— START RECORDS SUPPLIED —

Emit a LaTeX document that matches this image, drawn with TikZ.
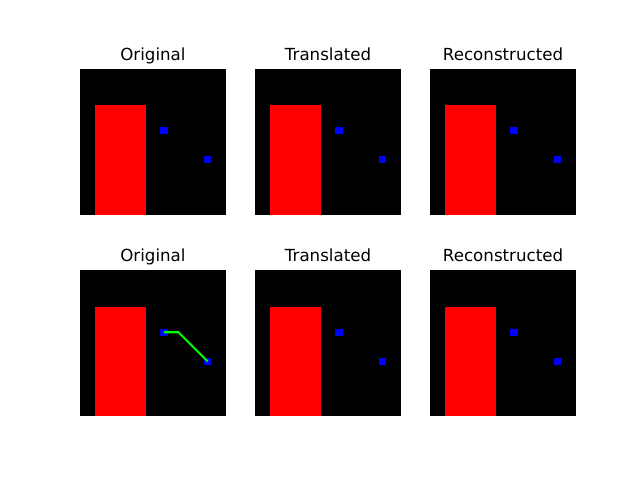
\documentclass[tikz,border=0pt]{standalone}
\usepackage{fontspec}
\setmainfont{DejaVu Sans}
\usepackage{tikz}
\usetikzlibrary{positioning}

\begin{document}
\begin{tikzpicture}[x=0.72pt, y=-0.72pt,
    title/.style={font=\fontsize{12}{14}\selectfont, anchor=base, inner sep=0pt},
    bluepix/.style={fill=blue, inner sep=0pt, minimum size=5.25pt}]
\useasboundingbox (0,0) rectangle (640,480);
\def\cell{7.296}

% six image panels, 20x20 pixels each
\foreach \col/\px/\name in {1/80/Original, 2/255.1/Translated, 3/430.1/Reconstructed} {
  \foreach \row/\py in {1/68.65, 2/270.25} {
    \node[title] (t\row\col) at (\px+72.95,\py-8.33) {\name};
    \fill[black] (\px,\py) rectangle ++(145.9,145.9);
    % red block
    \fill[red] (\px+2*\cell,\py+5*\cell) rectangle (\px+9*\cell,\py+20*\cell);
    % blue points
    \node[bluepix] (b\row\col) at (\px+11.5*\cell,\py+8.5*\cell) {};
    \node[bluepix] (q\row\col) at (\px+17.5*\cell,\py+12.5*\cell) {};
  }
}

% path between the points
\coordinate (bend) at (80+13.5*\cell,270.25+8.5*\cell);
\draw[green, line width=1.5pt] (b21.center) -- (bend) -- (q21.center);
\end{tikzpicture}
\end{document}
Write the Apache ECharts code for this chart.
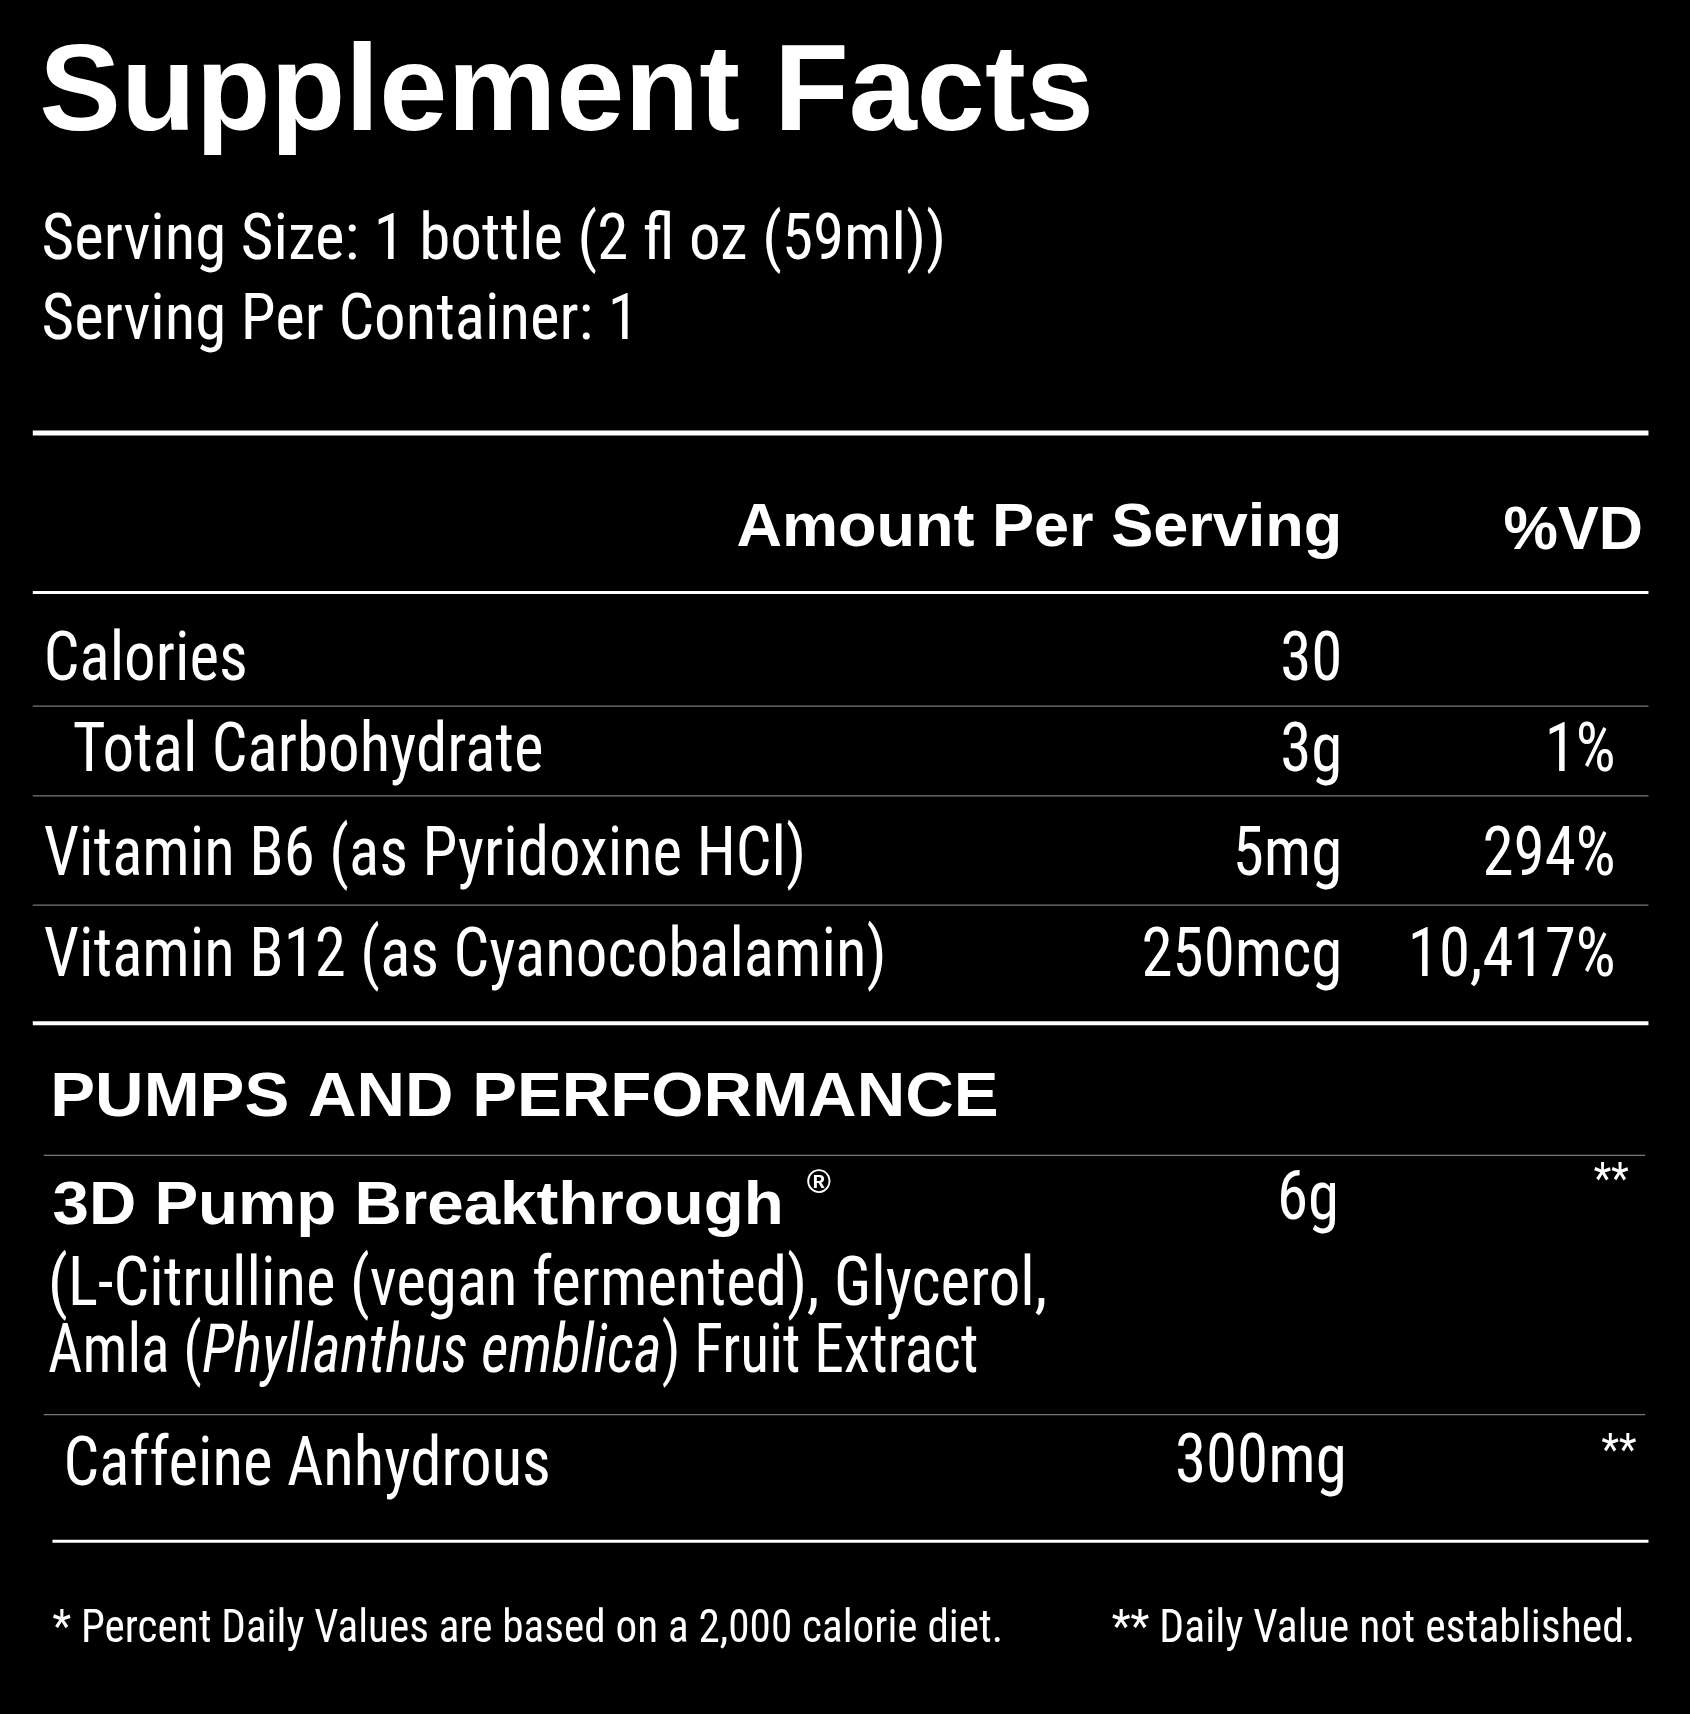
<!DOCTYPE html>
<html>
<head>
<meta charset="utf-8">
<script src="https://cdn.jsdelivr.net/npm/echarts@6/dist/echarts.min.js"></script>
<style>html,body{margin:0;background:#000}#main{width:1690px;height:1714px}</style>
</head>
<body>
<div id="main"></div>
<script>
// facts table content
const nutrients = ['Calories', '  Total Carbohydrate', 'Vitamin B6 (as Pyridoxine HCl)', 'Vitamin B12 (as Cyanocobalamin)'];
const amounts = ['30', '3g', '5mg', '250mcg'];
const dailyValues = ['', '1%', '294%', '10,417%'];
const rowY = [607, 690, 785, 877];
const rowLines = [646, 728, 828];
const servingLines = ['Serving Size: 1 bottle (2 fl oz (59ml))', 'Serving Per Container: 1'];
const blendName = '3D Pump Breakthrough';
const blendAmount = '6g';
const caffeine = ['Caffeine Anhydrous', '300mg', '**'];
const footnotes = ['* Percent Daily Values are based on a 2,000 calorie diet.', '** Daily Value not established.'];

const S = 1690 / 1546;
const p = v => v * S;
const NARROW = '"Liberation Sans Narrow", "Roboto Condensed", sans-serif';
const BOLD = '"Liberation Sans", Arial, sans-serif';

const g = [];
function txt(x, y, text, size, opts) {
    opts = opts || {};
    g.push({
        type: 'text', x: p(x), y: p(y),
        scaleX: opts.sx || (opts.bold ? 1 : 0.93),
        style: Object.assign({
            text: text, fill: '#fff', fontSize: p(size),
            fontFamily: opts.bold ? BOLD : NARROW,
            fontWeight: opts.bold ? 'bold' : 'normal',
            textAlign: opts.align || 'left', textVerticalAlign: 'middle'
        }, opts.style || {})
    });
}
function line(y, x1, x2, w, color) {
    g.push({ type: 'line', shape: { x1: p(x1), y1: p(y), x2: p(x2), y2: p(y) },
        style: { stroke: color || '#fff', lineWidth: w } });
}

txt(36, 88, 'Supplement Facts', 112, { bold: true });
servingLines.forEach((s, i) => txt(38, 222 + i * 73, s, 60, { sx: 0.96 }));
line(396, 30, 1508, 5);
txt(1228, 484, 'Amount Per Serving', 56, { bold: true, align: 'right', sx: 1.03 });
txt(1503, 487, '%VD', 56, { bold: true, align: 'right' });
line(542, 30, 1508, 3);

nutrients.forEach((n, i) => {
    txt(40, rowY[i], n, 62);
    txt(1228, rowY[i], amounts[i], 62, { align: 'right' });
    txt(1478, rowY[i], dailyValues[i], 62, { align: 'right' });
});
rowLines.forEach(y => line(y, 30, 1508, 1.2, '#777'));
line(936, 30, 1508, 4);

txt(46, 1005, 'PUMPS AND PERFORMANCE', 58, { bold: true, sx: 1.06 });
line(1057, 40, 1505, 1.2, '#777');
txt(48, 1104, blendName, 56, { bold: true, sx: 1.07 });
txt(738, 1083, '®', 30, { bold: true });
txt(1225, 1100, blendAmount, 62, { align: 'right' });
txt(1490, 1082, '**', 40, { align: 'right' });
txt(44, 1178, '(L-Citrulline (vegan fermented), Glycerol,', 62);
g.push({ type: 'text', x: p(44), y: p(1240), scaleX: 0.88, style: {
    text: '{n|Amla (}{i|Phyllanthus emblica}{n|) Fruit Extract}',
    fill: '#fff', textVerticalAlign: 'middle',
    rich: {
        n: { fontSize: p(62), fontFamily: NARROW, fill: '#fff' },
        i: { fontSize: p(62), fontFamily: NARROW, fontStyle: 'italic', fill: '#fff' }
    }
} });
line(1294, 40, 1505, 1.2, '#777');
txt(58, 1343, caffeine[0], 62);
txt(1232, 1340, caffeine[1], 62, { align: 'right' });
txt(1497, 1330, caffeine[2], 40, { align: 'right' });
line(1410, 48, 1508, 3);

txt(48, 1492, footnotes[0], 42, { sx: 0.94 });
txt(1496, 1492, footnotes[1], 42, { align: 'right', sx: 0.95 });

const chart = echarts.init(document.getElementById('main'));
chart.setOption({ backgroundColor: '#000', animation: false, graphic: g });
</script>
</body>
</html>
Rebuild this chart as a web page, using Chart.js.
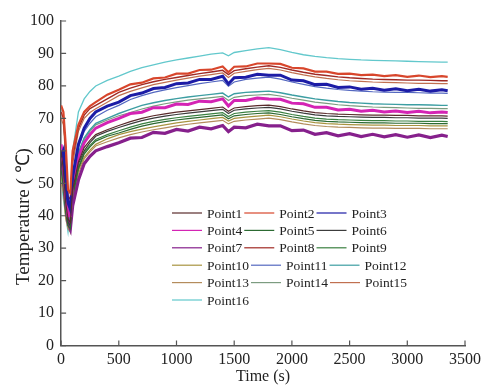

— END RECORDS SUPPLIED —

- STATED PROBLEM:
Skip the pictures and print each record exactly as it stands.

- EXERCISE SOLUTION:
Emit a LaTeX document that matches this image, drawn with TikZ.
\documentclass[tikz,border=0pt]{standalone}
\usepackage{fontspec}
\setmainfont{DejaVu Sans}
\usepackage{tikz}
\usetikzlibrary{positioning}

\begin{document}
\begin{tikzpicture}[x=0.72pt, y=-0.72pt,
    title/.style={font=\fontsize{12}{14}\selectfont, anchor=base, inner sep=0pt},
    bluepix/.style={fill=blue, inner sep=0pt, minimum size=5.25pt}]
\useasboundingbox (0,0) rectangle (640,480);
\def\cell{7.296}

% six image panels, 20x20 pixels each
\foreach \col/\px/\name in {1/80/Original, 2/255.1/Translated, 3/430.1/Reconstructed} {
  \foreach \row/\py in {1/68.65, 2/270.25} {
    \node[title] (t\row\col) at (\px+72.95,\py-8.33) {\name};
    \fill[black] (\px,\py) rectangle ++(145.9,145.9);
    % red block
    \fill[red] (\px+2*\cell,\py+5*\cell) rectangle (\px+9*\cell,\py+20*\cell);
    % blue points
    \node[bluepix] (b\row\col) at (\px+11.5*\cell,\py+8.5*\cell) {};
    \node[bluepix] (q\row\col) at (\px+17.5*\cell,\py+12.5*\cell) {};
  }
}

% path between the points
\coordinate (bend) at (80+13.5*\cell,270.25+8.5*\cell);
\draw[green, line width=1.5pt] (b21.center) -- (bend) -- (q21.center);
\end{tikzpicture}
\end{document}
Write the Apache ECharts code for this chart.
<!DOCTYPE html>
<html>
<head>
<meta charset="utf-8">
<script src="https://cdn.jsdelivr.net/npm/echarts@6/dist/echarts.min.js"></script>
<style>html,body{margin:0;background:#000}#main{width:1690px;height:1714px}</style>
</head>
<body>
<div id="main"></div>
<script>
// facts table content
const nutrients = ['Calories', '  Total Carbohydrate', 'Vitamin B6 (as Pyridoxine HCl)', 'Vitamin B12 (as Cyanocobalamin)'];
const amounts = ['30', '3g', '5mg', '250mcg'];
const dailyValues = ['', '1%', '294%', '10,417%'];
const rowY = [607, 690, 785, 877];
const rowLines = [646, 728, 828];
const servingLines = ['Serving Size: 1 bottle (2 fl oz (59ml))', 'Serving Per Container: 1'];
const blendName = '3D Pump Breakthrough';
const blendAmount = '6g';
const caffeine = ['Caffeine Anhydrous', '300mg', '**'];
const footnotes = ['* Percent Daily Values are based on a 2,000 calorie diet.', '** Daily Value not established.'];

const S = 1690 / 1546;
const p = v => v * S;
const NARROW = '"Liberation Sans Narrow", "Roboto Condensed", sans-serif';
const BOLD = '"Liberation Sans", Arial, sans-serif';

const g = [];
function txt(x, y, text, size, opts) {
    opts = opts || {};
    g.push({
        type: 'text', x: p(x), y: p(y),
        scaleX: opts.sx || (opts.bold ? 1 : 0.93),
        style: Object.assign({
            text: text, fill: '#fff', fontSize: p(size),
            fontFamily: opts.bold ? BOLD : NARROW,
            fontWeight: opts.bold ? 'bold' : 'normal',
            textAlign: opts.align || 'left', textVerticalAlign: 'middle'
        }, opts.style || {})
    });
}
function line(y, x1, x2, w, color) {
    g.push({ type: 'line', shape: { x1: p(x1), y1: p(y), x2: p(x2), y2: p(y) },
        style: { stroke: color || '#fff', lineWidth: w } });
}

txt(36, 88, 'Supplement Facts', 112, { bold: true });
servingLines.forEach((s, i) => txt(38, 222 + i * 73, s, 60, { sx: 0.96 }));
line(396, 30, 1508, 5);
txt(1228, 484, 'Amount Per Serving', 56, { bold: true, align: 'right', sx: 1.03 });
txt(1503, 487, '%VD', 56, { bold: true, align: 'right' });
line(542, 30, 1508, 3);

nutrients.forEach((n, i) => {
    txt(40, rowY[i], n, 62);
    txt(1228, rowY[i], amounts[i], 62, { align: 'right' });
    txt(1478, rowY[i], dailyValues[i], 62, { align: 'right' });
});
rowLines.forEach(y => line(y, 30, 1508, 1.2, '#777'));
line(936, 30, 1508, 4);

txt(46, 1005, 'PUMPS AND PERFORMANCE', 58, { bold: true, sx: 1.06 });
line(1057, 40, 1505, 1.2, '#777');
txt(48, 1104, blendName, 56, { bold: true, sx: 1.07 });
txt(738, 1083, '®', 30, { bold: true });
txt(1225, 1100, blendAmount, 62, { align: 'right' });
txt(1490, 1082, '**', 40, { align: 'right' });
txt(44, 1178, '(L-Citrulline (vegan fermented), Glycerol,', 62);
g.push({ type: 'text', x: p(44), y: p(1240), scaleX: 0.88, style: {
    text: '{n|Amla (}{i|Phyllanthus emblica}{n|) Fruit Extract}',
    fill: '#fff', textVerticalAlign: 'middle',
    rich: {
        n: { fontSize: p(62), fontFamily: NARROW, fill: '#fff' },
        i: { fontSize: p(62), fontFamily: NARROW, fontStyle: 'italic', fill: '#fff' }
    }
} });
line(1294, 40, 1505, 1.2, '#777');
txt(58, 1343, caffeine[0], 62);
txt(1232, 1340, caffeine[1], 62, { align: 'right' });
txt(1497, 1330, caffeine[2], 40, { align: 'right' });
line(1410, 48, 1508, 3);

txt(48, 1492, footnotes[0], 42, { sx: 0.94 });
txt(1496, 1492, footnotes[1], 42, { align: 'right', sx: 0.95 });

const chart = echarts.init(document.getElementById('main'));
chart.setOption({ backgroundColor: '#000', animation: false, graphic: g });
</script>
</body>
</html>
Rebuild this chart as a web page, using Chart.js.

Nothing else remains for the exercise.